I don’t have to say that Aiden made me weary but not defeated. Because we’re not the same person. We didn’t have the same life experiences, and I would never compare myself to another person. We’re all made differently, and it doesn’t mean he’s wrong or that I’m right.

“I think it actually takes far more work to be pissed off and bitter at whatever happened in the past than to remain hopeful,” I say.

He laughs tonelessly. “You’re right. But still, I can’t, and I won’t. I’m not bitter, and I’m not angry. I’ve let that go. I just believe in self-preservation. And I suppose I still hate my birth parents a little, but I can’t wipe that out, no matter how much therapy and money I have.”

He’s done the time and talked to professionals. He’s tried to fix himself. He has, to the point where he can function. This man isn’t like other people. He’s not entirely over the past, but I think he’s made a sort of peace with it. It’s the future, and all the things that haven’t happened yet, that’s the problem. I would say it’s fear, but I know it’s not that simple.

And yet…maybe it is.

“I think fear does nothing but lie to us. I’ve listened to plenty of that over the past ten months, but I just can’t let it be the only thing that’s keeping me together, or I’ll shatter. I can’t let it consume all my energy. I want to absorb goodness from the world and put goodness back in the energy cycle. If you reap what you sow, I’d rather be eating tasty vegetables and growing beautiful flowers than eating dung and festering in stinkweed.” I have to stop him before he can say anything, so I quickly add, “Yes, I know, I know. My obsession with dung and butts is showing again.”
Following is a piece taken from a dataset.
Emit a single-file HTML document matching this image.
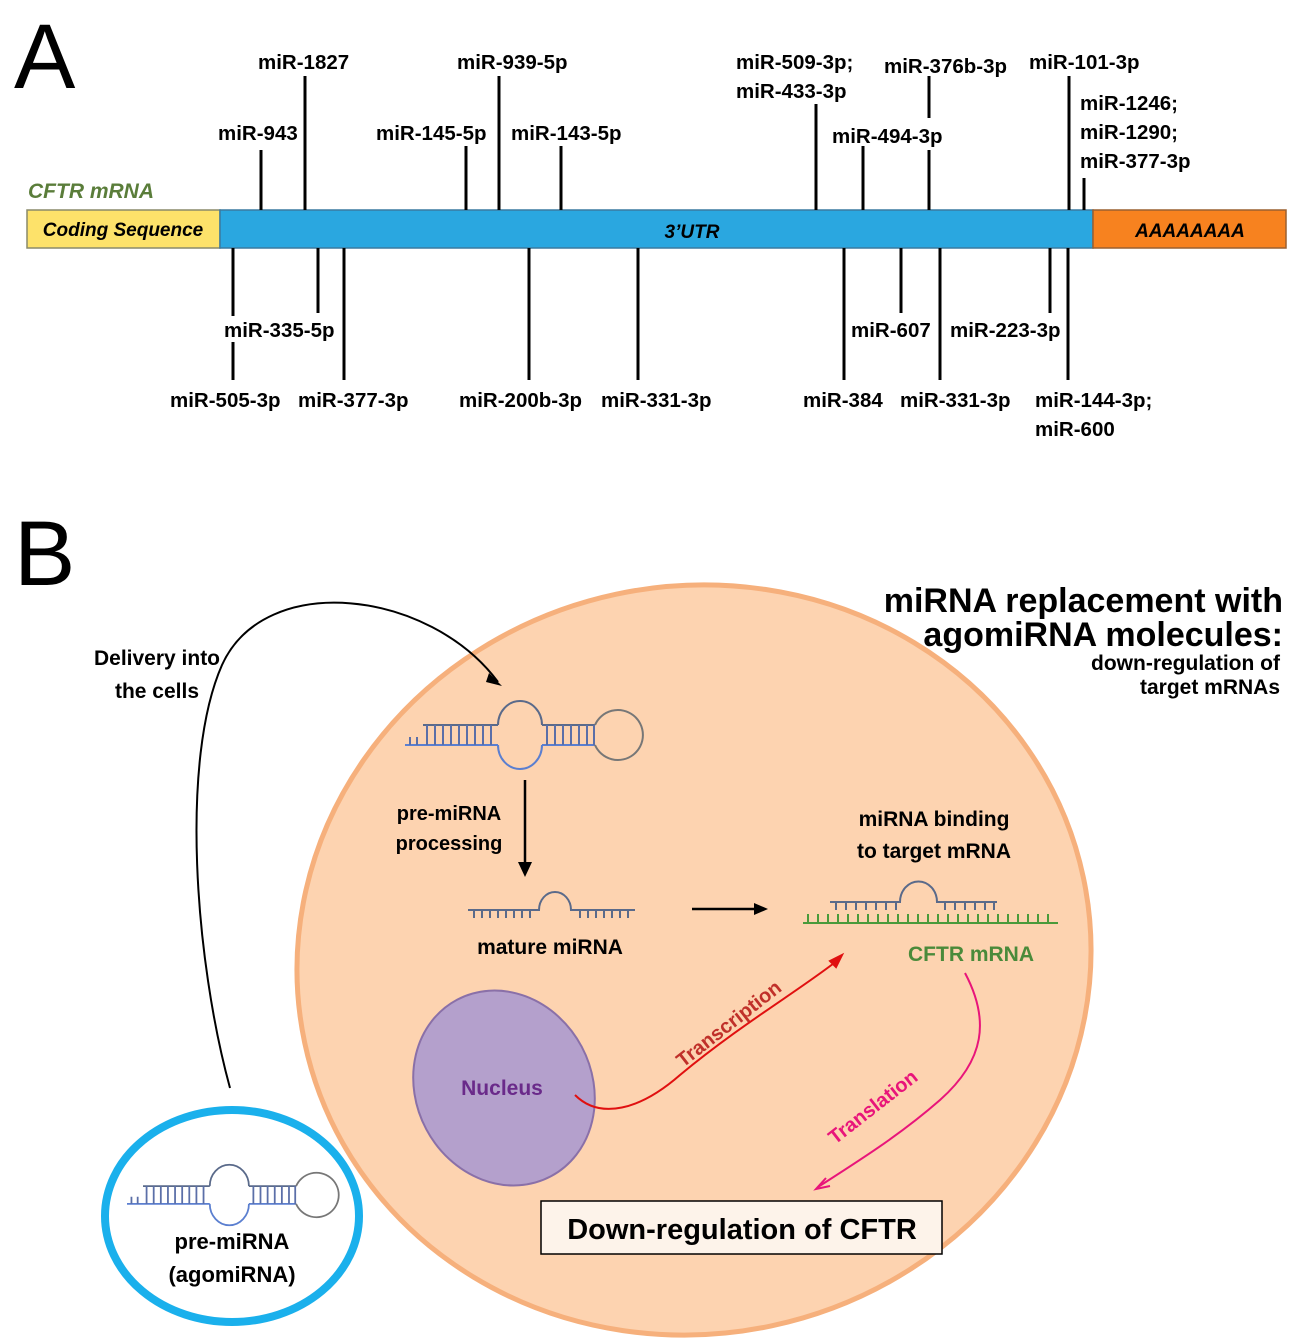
<!DOCTYPE html>
<html><head><meta charset="utf-8"><style>
body{margin:0;background:#fff}
svg{display:block}
text{font-family:"Liberation Sans",sans-serif;font-weight:bold}
</style></head><body>
<svg width="1297" height="1344" viewBox="0 0 1297 1344" xmlns="http://www.w3.org/2000/svg">
<defs>
<g id="hp" fill="none" stroke-width="2">
<path d="M0 10 H93 M137 10 H190" stroke="#5b7fd0"/>
<path d="M18 -10 H93 M137 -10 H190" stroke="#5a6a8a"/>
<path d="M93 10 A22 24 0 0 0 137 10" stroke="#5b7fd0"/>
<path d="M93 -10 A22 24 0 0 1 137 -10" stroke="#5a6a8a"/>
<path d="M190 -10 A25 25 0 1 1 190 10" stroke="#777"/>
<path d="M5 10V2 M12 10V2 M22 10V-10 M30 10V-10 M38 10V-10 M46 10V-10 M54 10V-10 M62 10V-10 M70 10V-10 M78 10V-10 M86 10V-10 M142 10V-10 M150 10V-10 M158 10V-10 M166 10V-10 M174 10V-10 M182 10V-10 M189 10V-10" stroke="#5b6fa8"/>
</g>
</defs>
<text x="14" y="88" font-size="92" style="font-weight:normal">A</text>
<text x="14" y="585" font-size="92" style="font-weight:normal">B</text>

<rect x="27" y="210" width="193" height="38" fill="#fde26a" stroke="#8a8a6a" stroke-width="1.5"/>
<rect x="220" y="210" width="873" height="38" fill="#2aa7e0" stroke="#3a7aa0" stroke-width="1.5"/>
<rect x="1093" y="210" width="193" height="38" fill="#f7821f" stroke="#9a6030" stroke-width="1.5"/>
<text x="123" y="236" font-size="19" text-anchor="middle" font-style="italic">Coding Sequence</text>
<text x="692" y="238" font-size="19" text-anchor="middle" font-style="italic">3’UTR</text>
<text x="1190" y="237" font-size="19" text-anchor="middle" font-style="italic">AAAAAAAA</text>
<text x="28" y="198" font-size="21" fill="#5a7d3a" font-style="italic">CFTR mRNA</text>

<g stroke="#000" stroke-width="3">
<path d="M261 150V210 M305 76V210 M466 146V210 M499 76V210 M561 146V210 M816 104V210 M863 146V210 M929 76V118 M929 150V210 M1069 76V210 M1084 178V210"/>
<path d="M233 248V316 M233 342V380 M318 248V313 M344 248V380 M529 248V380 M638 248V380 M844 248V380 M901 248V313 M940 248V380 M1050 248V313 M1068 248V380"/>
</g>
<g font-size="20.5">
<text x="258" y="69">miR-1827</text>
<text x="457" y="69">miR-939-5p</text>
<text x="736" y="69">miR-509-3p;</text>
<text x="736" y="98">miR-433-3p</text>
<text x="884" y="73">miR-376b-3p</text>
<text x="1029" y="69">miR-101-3p</text>
<text x="1080" y="110">miR-1246;</text>
<text x="1080" y="139">miR-1290;</text>
<text x="1080" y="168">miR-377-3p</text>
<text x="218" y="140">miR-943</text>
<text x="376" y="140">miR-145-5p</text>
<text x="511" y="140">miR-143-5p</text>
<text x="832" y="143">miR-494-3p</text>
<text x="224" y="337">miR-335-5p</text>
<text x="851" y="337">miR-607</text>
<text x="950" y="337">miR-223-3p</text>
<text x="170" y="407">miR-505-3p</text>
<text x="298" y="407">miR-377-3p</text>
<text x="459" y="407">miR-200b-3p</text>
<text x="601" y="407">miR-331-3p</text>
<text x="803" y="407">miR-384</text>
<text x="900" y="407">miR-331-3p</text>
<text x="1035" y="407">miR-144-3p;</text>
<text x="1035" y="436">miR-600</text>
</g>

<ellipse cx="694" cy="960" rx="398" ry="374" transform="rotate(-12 694 960)" fill="#fdd3b0" stroke="#f6b07c" stroke-width="5"/>

<text x="1283" y="612" font-size="34" text-anchor="end">miRNA replacement with</text>
<text x="1283" y="646" font-size="34" text-anchor="end">agomiRNA molecules:</text>
<text x="1280" y="670" font-size="21" text-anchor="end">down-regulation of</text>
<text x="1280" y="694" font-size="21" text-anchor="end">target mRNAs</text>

<text x="157" y="665" font-size="21" text-anchor="middle">Delivery into</text>
<text x="157" y="698" font-size="21" text-anchor="middle">the cells</text>
<path d="M230 1088 C195 960 180 760 222 665 C265 570 430 590 498 682" fill="none" stroke="#000" stroke-width="2"/>
<path d="M489 673 L502 686 L486 682Z" fill="#000"/>

<use href="#hp" x="405" y="735"/>
<path d="M525 780V868" stroke="#000" stroke-width="2.5"/>
<path d="M518 862L525 877L532 862Z" fill="#000"/>
<text x="449" y="820" font-size="20" text-anchor="middle">pre-miRNA</text>
<text x="449" y="850" font-size="20" text-anchor="middle">processing</text>

<g fill="none" stroke="#5a6a8a" stroke-width="2">
<path d="M468 910H539 A16 18 0 0 1 571 910 H635"/>
<path d="M474 910v8 M482 910v8 M490 910v8 M498 910v8 M506 910v8 M514 910v8 M522 910v8 M530 910v8 M580 910v8 M588 910v8 M596 910v8 M604 910v8 M612 910v8 M620 910v8 M628 910v8"/>
</g>
<text x="550" y="954" font-size="21" text-anchor="middle">mature miRNA</text>
<path d="M692 909H758" stroke="#000" stroke-width="2.5"/>
<path d="M754 903L768 909L754 915Z" fill="#000"/>

<text x="934" y="826" font-size="21" text-anchor="middle">miRNA binding</text>
<text x="934" y="858" font-size="21" text-anchor="middle">to target mRNA</text>
<g fill="none" stroke-width="2">
<path d="M830 902H900 A18 20 0 0 1 937 902 H997" stroke="#5a6a8a"/>
<path d="M836 902v8 M846 902v8 M856 902v8 M866 902v8 M876 902v8 M886 902v8 M896 902v8 M945 902v8 M955 902v8 M965 902v8 M975 902v8 M985 902v8 M994 902v8" stroke="#5a6a8a"/>
<path d="M803 923H1058" stroke="#4a9a3a"/>
<path d="M808 923v-9 M818 923v-9 M828 923v-9 M838 923v-9 M848 923v-9 M858 923v-9 M868 923v-9 M878 923v-9 M888 923v-9 M898 923v-9 M908 923v-9 M918 923v-9 M928 923v-9 M938 923v-9 M948 923v-9 M958 923v-9 M968 923v-9 M978 923v-9 M988 923v-9 M998 923v-9 M1008 923v-9 M1018 923v-9 M1028 923v-9 M1038 923v-9 M1048 923v-9" stroke="#4a9a3a"/>
</g>
<text x="971" y="961" font-size="21" text-anchor="middle" fill="#4a8a3a">CFTR mRNA</text>

<ellipse cx="504" cy="1088" rx="88" ry="100" transform="rotate(-28 504 1088)" fill="#b4a0cc" stroke="#8a70a8" stroke-width="2"/>
<text x="502" y="1095" font-size="21" text-anchor="middle" fill="#6a2a8a">Nucleus</text>

<path d="M575 1095 C600 1120 640 1110 680 1075 C740 1025 800 990 838 960" fill="none" stroke="#e01010" stroke-width="2"/>
<path d="M830 961L842 955L836 967Z" fill="#e01010" stroke="#e01010" stroke-width="2"/>
<text transform="translate(683 1068) rotate(-38)" font-size="20" fill="#c0302a">Transcription</text>

<path d="M965 973 C990 1020 985 1060 940 1100 C900 1135 860 1160 818 1187" fill="none" stroke="#e8157a" stroke-width="2"/>
<path d="M826 1178L816 1189L830 1186" fill="none" stroke="#e8157a" stroke-width="2"/>
<text transform="translate(835 1145) rotate(-38)" font-size="20" fill="#e8157a">Translation</text>

<rect x="541" y="1201" width="401" height="53" fill="#fdf3ea" stroke="#000" stroke-width="1.5"/>
<text x="742" y="1239" font-size="29" text-anchor="middle">Down-regulation of CFTR</text>

<ellipse cx="232" cy="1216" rx="127" ry="106" fill="#fff" stroke="#1ab0ec" stroke-width="8"/>
<g transform="translate(127 1195) scale(0.89)"><use href="#hp"/></g>
<text x="232" y="1249" font-size="22" text-anchor="middle">pre-miRNA</text>
<text x="232" y="1282" font-size="22" text-anchor="middle">(agomiRNA)</text>
</svg>
</body></html>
He very nearly messes up and cracks a smile. “Is stinkweed real?”

“It is. I think it’s a member of the cabbage family. I have plenty growing around here, though the smell isn’t all that bad. I can’t say it’s ever been a problem for me. Then again, I’m not cooking and eating it, so maybe it only really reeks during that phase.”

“I see,” he says.

Jesus, there it is. Just the lift of one corner of his mouth is so damn sensual that it nearly knocks me backward.

“It’s not just the contract,” he repeats, losing the lip twitch and all the boyish charm that came with it. “It’s ingrained in me. This is my life. This is how I want my life to be. I’ve worked hard to get it to this point.”

“Where nothing can hurt you.”

“Yes.”

That word is a knife so sad and sharply honed that it tears at my insides. I’ve had my whole life stolen from me, yet I’ve never been in such emotional anguish that I had to completely shut down and remain that way for fear that I would be broken otherwise.

I wish only one thing for him, and I need to tell him in a way he understands. There is zero room for error right now. I’m no poet or wordsmith, so there’s about a hundred percent chance I’ll mess this up and throw in a butt analogy.

I want to touch him because what I think he needs most at this moment is human connection, but I don’t, even though my fingertips ache for contact with his skin.

“Beau?” I start, and he stares me down, waiting for me to go on. “I think some hurts are worth it. I think they have to be or the world would just be all horror and sadness. There is goodness, too, for all the bad. I think if you want to be truly happy, you need to be able to be open to the pain and realize that sometimes, no matter how much it hurts, it’s worth it.”

The storm has passed, and he’s already far, far away. I’ve said the wrong thing. I’ve butchered it even without butts or stinkweed or dung. This wasn’t about letting me down; it was about trying to lighten his load, and I failed at that. My insides twist with my own emotional shit storm.

Whatever. At least I kept it in my head. He won’t know I thought it. I hope.

“That’s just the problem,” he mutters, sounding far away, even though he’s standing right in front of me and just through the doorway.

Maybe there’s a portal between us I can’t see, and we’re actually in different worlds, different times, different places. Perhaps that’s where we’ll always be, no matter how close to each other we get. It’s impossibly silly that I’m even thinking about distance and wishing it away with two contracts and just a few weeks between us.

He continues, “I don’t expect to find happiness. I know it’s an unreachable goal, and I’m in the business of being a pragmatist.”